Davon sollen nicht nur die künftigen Bewohner der Worpsweder Demenz-WG profitieren, sondern auch demente Heimbewohnerinnen und -bewohner aus dem Umland. Im Rahmen von Tagesausflügen möchten Klein und Bienewald ermöglichen, Besuch aus Pflegeeinrichtungen aus der Region in Worpswede zu empfangen und bei Bedarf auch abzuholen.

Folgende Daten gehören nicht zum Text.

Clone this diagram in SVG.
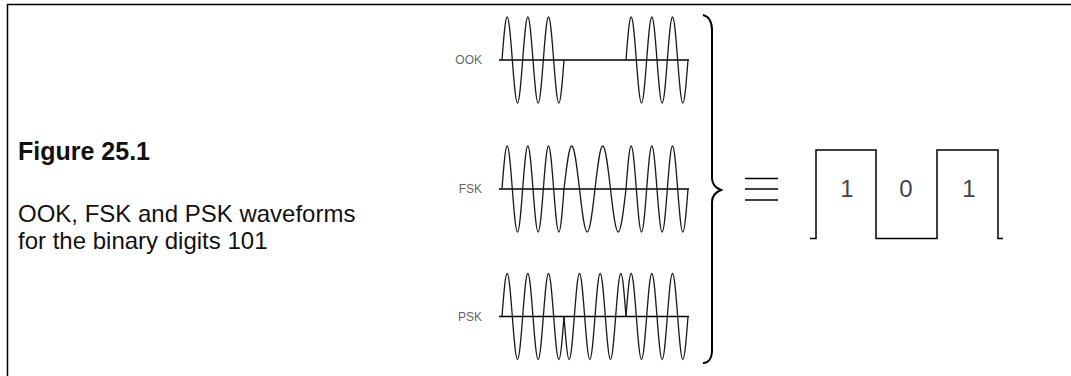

Finanziell unterstützt die Fernsehlotterie die Projektumsetzung. Hierzu gehört nicht nur die Durchführung des tiergestützten Wohnkonzepts, sondern auch dessen Auswertung. Innerhalb von drei Jahren sollen die Worpsweder Projektinitiatoren herausfinden, ob durch den Kontakt zu den Tieren Lebensfreude und -dauer von demenzkranken Menschen steigt. „Wenn das so ist, dann ist das ein Modell, das in anderen Bereichen, in Bayern oder Baden-Württemberg, funktionieren kann“, erklärt Bienewald. Je nach Erfolg des Programms könnte die WG somit auch überregional Maßstäbe setzen.